An Al Qaeda affiliated group was behind the attack at a coffee shop in Marrakesh, Morocco last week, as well as in Sudan, Yemen, and other countries.

“In addition, the defenses in Egypt and other countries have lightened, in the wake of the civil uprisings there," Gilboa added. "That means it will be easier for Al Qaeda to infiltrate those places and cause mayhem."

Obviously, the terrorist group would prefer to carry out an attack in the West, says Gilboa, but if conducting a terror attack in an "friendly" Arab country is their only option, they – or a sympathetic group that also wishes to make a name for itself – will take that opportunity, he adds.

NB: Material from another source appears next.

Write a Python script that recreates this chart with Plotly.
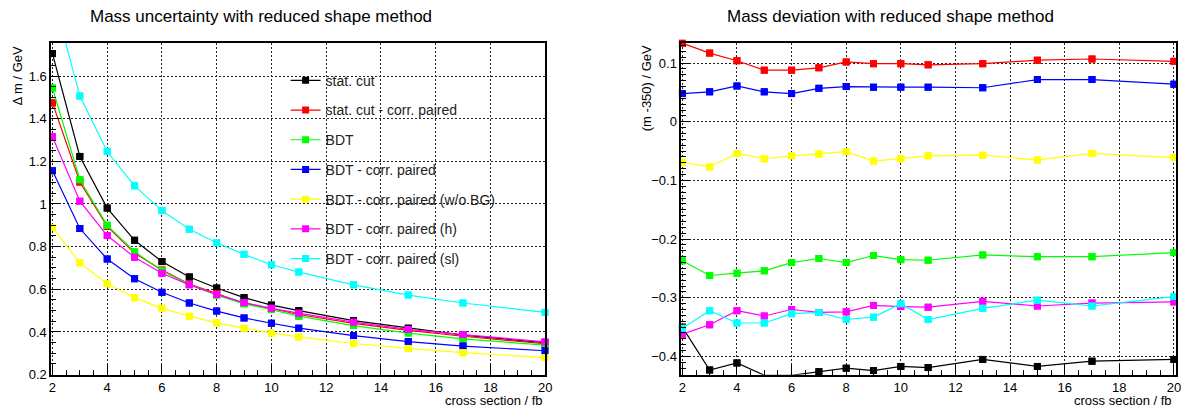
import plotly.graph_objects as go

# cross sections in fb
xsec = [2, 3, 4, 5, 6, 7, 8, 9, 10, 11, 13, 15, 17, 20]

series_names = [
    "stat. cut",
    "stat. cut - corr. paired",
    "BDT",
    "BDT - corr. paired",
    "BDT - corr. paired (w/o BG)",
    "BDT - corr. paired (h)",
    "BDT - corr. paired (sl)",
]
series_colors = ["#000000", "#ff0000", "#00ff00", "#0000ff", "#ffff00", "#ff00ff", "#00ffff"]

# mass uncertainty (GeV)
unc_stat_cut = [1.705, 1.223, 0.981, 0.830, 0.730, 0.658, 0.606, 0.561, 0.526, 0.500, 0.453, 0.418, 0.385, 0.350]
unc_stat_cut_paired = [1.474, 1.103, 0.895, 0.770, 0.690, 0.625, 0.580, 0.535, 0.510, 0.482, 0.440, 0.408, 0.380, 0.345]
unc_bdt = [1.544, 1.114, 0.900, 0.776, 0.687, 0.623, 0.573, 0.532, 0.505, 0.474, 0.430, 0.395, 0.368, 0.338]
unc_bdt_paired = [1.156, 0.885, 0.742, 0.650, 0.586, 0.536, 0.498, 0.466, 0.441, 0.418, 0.383, 0.355, 0.334, 0.312]
unc_bdt_paired_nobg = [0.890, 0.724, 0.626, 0.561, 0.511, 0.474, 0.443, 0.418, 0.395, 0.377, 0.346, 0.323, 0.303, 0.280]
unc_bdt_paired_h = [1.315, 1.013, 0.852, 0.750, 0.675, 0.621, 0.576, 0.538, 0.511, 0.488, 0.446, 0.412, 0.388, 0.354]
unc_bdt_paired_sl = [1.99, 1.506, 1.246, 1.085, 0.969, 0.882, 0.818, 0.764, 0.715, 0.681, 0.621, 0.573, 0.536, 0.492]

# mass deviation m - 350 (GeV)
dev_stat_cut = [-0.350, -0.423, -0.411, -0.432, -0.432, -0.426, -0.420, -0.424, -0.417, -0.419, -0.405, -0.417, -0.408, -0.405]
dev_stat_cut_paired = [0.134, 0.117, 0.104, 0.088, 0.088, 0.092, 0.102, 0.099, 0.099, 0.097, 0.099, 0.105, 0.107, 0.103]
dev_bdt = [-0.237, -0.262, -0.258, -0.254, -0.240, -0.233, -0.240, -0.228, -0.235, -0.236, -0.227, -0.230, -0.230, -0.223]
dev_bdt_paired = [0.048, 0.051, 0.061, 0.051, 0.048, 0.057, 0.060, 0.059, 0.059, 0.059, 0.058, 0.072, 0.072, 0.064]
dev_bdt_paired_nobg = [-0.069, -0.077, -0.054, -0.063, -0.058, -0.055, -0.051, -0.067, -0.063, -0.058, -0.057, -0.065, -0.054, -0.061]
dev_bdt_paired_h = [-0.362, -0.346, -0.322, -0.331, -0.320, -0.325, -0.324, -0.313, -0.315, -0.316, -0.306, -0.314, -0.309, -0.307]
dev_bdt_paired_sl = [-0.352, -0.322, -0.343, -0.343, -0.327, -0.325, -0.337, -0.333, -0.310, -0.337, -0.318, -0.304, -0.314, -0.298]

unc_series = [unc_stat_cut, unc_stat_cut_paired, unc_bdt, unc_bdt_paired,
              unc_bdt_paired_nobg, unc_bdt_paired_h, unc_bdt_paired_sl]
dev_series = [dev_stat_cut, dev_stat_cut_paired, dev_bdt, dev_bdt_paired,
              dev_bdt_paired_nobg, dev_bdt_paired_h, dev_bdt_paired_sl]

FONT = "Liberation Sans, Arial, Helvetica, sans-serif"
W, H = 1190, 416

fig = go.Figure()

def add_series(xa, ya, values, name, color, legend):
    # connecting line (clipped to the frame) carrying the legend entry
    fig.add_trace(go.Scatter(
        x=xsec, y=values, name=name, xaxis=xa, yaxis=ya,
        mode="lines+markers", line=dict(color=color, width=1.2),
        marker=dict(symbol="square", size=7, color=color),
        showlegend=legend, legendgroup=name, cliponaxis=True,
    ))
    # markers may overhang the frame edge
    fig.add_trace(go.Scatter(
        x=xsec, y=values, xaxis=xa, yaxis=ya, mode="markers",
        marker=dict(symbol="square", size=7, color=color),
        showlegend=False, cliponaxis=False, hoverinfo="skip",
    ))

for name, color, vals in zip(series_names, series_colors, unc_series):
    add_series("x", "y", vals, name, color, True)
for name, color, vals in zip(series_names, series_colors, dev_series):
    add_series("x2", "y2", vals, name, color, False)

ydom = [34 / H, 372 / H]
common_axis = dict(
    showline=True, linecolor="black", linewidth=1.5, mirror=True,
    showgrid=True, gridcolor="#222222", griddash="2px,2px", gridwidth=1,
    zeroline=False, ticks="inside", ticklen=10, tickcolor="black",
    tickfont=dict(family=FONT, size=13, color="black"),
)

fig.update_layout(
    width=W, height=H,
    margin=dict(l=0, r=0, t=0, b=0),
    paper_bgcolor="white", plot_bgcolor="white",
    font=dict(family=FONT, size=13, color="black"),
    xaxis=dict(domain=[48.5 / W, 547 / W], range=[1.95, 20.01], dtick=2, tick0=2,
               minor=dict(dtick=0.5, ticks="inside", ticklen=5, tickcolor="black", showgrid=False),
               anchor="y", **common_axis),
    yaxis=dict(domain=ydom, range=[0.2, 1.754], dtick=0.2, tick0=0.2,
               minor=dict(dtick=0.05, ticks="inside", ticklen=5, tickcolor="black", showgrid=False),
               anchor="x", **common_axis),
    xaxis2=dict(domain=[684 / W, 1182.5 / W], range=[1.96, 20.06], dtick=2, tick0=2,
                minor=dict(dtick=0.5, ticks="inside", ticklen=5, tickcolor="black", showgrid=False),
                anchor="y2", **common_axis),
    yaxis2=dict(domain=ydom, range=[-0.431, 0.134], dtick=0.1, tick0=0,
                minor=dict(dtick=0.01, ticks="inside", ticklen=5, tickcolor="black", showgrid=False),
                anchor="x2", **common_axis),
    legend=dict(
        x=285 / W, y=1 - 66 / H, xanchor="left", yanchor="top",
        bgcolor="rgba(0,0,0,0)", borderwidth=0,
        font=dict(family=FONT, size=14, color="#222222"),
        traceorder="grouped", tracegroupgap=8.5,
    ),
    showlegend=True,
)

annotations = [
    dict(text="Mass uncertainty with reduced shape method", x=260 / W, y=1 - 17 / H,
         xref="paper", yref="paper", showarrow=False, xanchor="center", yanchor="middle",
         font=dict(family=FONT, size=17, color="black")),
    dict(text="Mass deviation with reduced shape method", x=895 / W, y=1 - 17 / H,
         xref="paper", yref="paper", showarrow=False, xanchor="center", yanchor="middle",
         font=dict(family=FONT, size=17, color="black")),
    dict(text="Δ m / GeV", x=14.5 / W, y=1 - 44 / H, textangle=-90,
         xref="paper", yref="paper", showarrow=False, xanchor="center", yanchor="top",
         font=dict(family=FONT, size=13, color="black")),
    dict(text="(m -350) / GeV", x=648.5 / W, y=1 - 44 / H, textangle=-90,
         xref="paper", yref="paper", showarrow=False, xanchor="center", yanchor="top",
         font=dict(family=FONT, size=13, color="black")),
    dict(text="cross section / fb", x=547 / W, y=1 - 399 / H,
         xref="paper", yref="paper", showarrow=False, xanchor="right", yanchor="top",
         font=dict(family=FONT, size=13, color="black")),
    dict(text="cross section / fb", x=1181 / W, y=1 - 399 / H,
         xref="paper", yref="paper", showarrow=False, xanchor="right", yanchor="top",
         font=dict(family=FONT, size=13, color="black")),
]
fig.update_layout(annotations=annotations)

fig.write_html("out.html")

While Israel and Jewish targets around the world are also on Al Qaeda's short list of terrorist targets,  a perhaps more immediate concern is the pressure Israel is likely to face to come up with a new peace plan.

“U.S. President Barack Obama is now on a roll, and he will want to keep the momentum going,” says Gilboa. “The U.S. is just as concerned as Israel about the threats by the PA to take their case for statehood to the UN in September, and Washington is looking to Netanyahu to come up with a substantive plan to convince the PA to back down from that plan. There's no question Obama will be tougher on Israel.”

However, in line with the old saying by President Shimon Peres – that “the Palestinians never lose an opportunity to lose an opportunity” - Gilboa says that the American pressure may be somewhat mitigated by the planned reunification of Fatah and Hamas.

“This caught the U.S. by surprise as well, and they are not happy about it,” he says. Although, as far as Washington is concerned, Al-Qaeda and Hamas are in two completely different leagues when it comes to terror, “It would be very embarrassing for President Obama to have to work with an organization that condemns his greatest achievement, as Hamas did when it slammed Obama for 'murdering the martyr Bin Laden.'"

"On the other hand, the deal between Fatah and Hamas may fall apart,” he says. “There are too many unknown factors – but if things do work out between the two groups, and Hamas gets a major representation in the PA-controlled areas of Judea and Samaria, the U.S. will be less likely to put strong pressure on Israel.”